Francis Rawdon Hastings (9 December 1754-28 November 1826) was the Governor-General of India from 1813 to 1823, succeeding Gilbert Elliott-Murray-Kynynmound and preceding John Adam, and Governor of Malta from 22 March 1824 to 28 November 1826, succeeding Thomas Maitland and preceding Alexander George Woodford. Hastings served as a Major-General of the British Army during the American Revolutionary War and French Revolutionary Wars, distinguishing himself as Henry Clinton's second-in-command and later as the de facto commander of British and loyalist forces in the southern theatre.

Biography[]

Francis Rawdon Hastings was born on 9 December 1754 in County Down, Ireland, and he joined the British Army as an ensign in the 15th Regiment of Foot on 7 August 1771. Rawdon befriended Banastre Tarleton at Oxford before being deployed to the Thirteen Colonies during the American Revolutionary War, fighting at the battle of Bunker Hill in 1775, holding the British ensign at the battle. Rawdon became Henry Clinton's aide-de-camp, serving under him at the Battle of Long Island on 27 August 1776, and he would fight in several battles in the New York City campaign. In the winter of 1775, he formed a volunteer regiment, the "Volunteers of Ireland", consisting of Continental Army deserters and Irish loyalists. On 15 January 1780, he led his regiment in the defense of Staten Island by William Alexander's Continentals before being sent to Charleston in South Carolina to assist in the siege.

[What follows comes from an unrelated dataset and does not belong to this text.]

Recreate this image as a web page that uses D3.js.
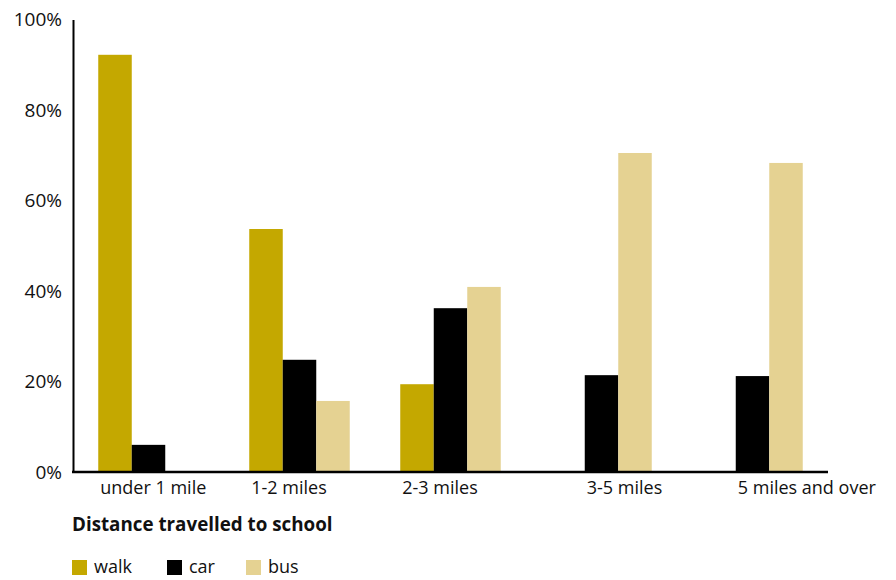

When Charles Cornwallis withdrew into Virginia, Rawdon became the de facto leader of the British forces in the South during the war against the patriots. In 1781, he defeated Nathanael Greene's numerically-superior patriot army at the Battle of Hobkirk's Hill, allowing him to begin a retreat towards the port of Charleston. Rawdon later grew ill, departing from the colonies in July 1781; his ship was captured by Francois Joseph Paul de Grasse and the French Navy. Rawdon would serve as Grand Master of the Freemasons from 1806 to 1808 after leading a raid on Ostend in 1794 during the French Revolutionary Wars, and he died in 1826 while serving as governor of Malta.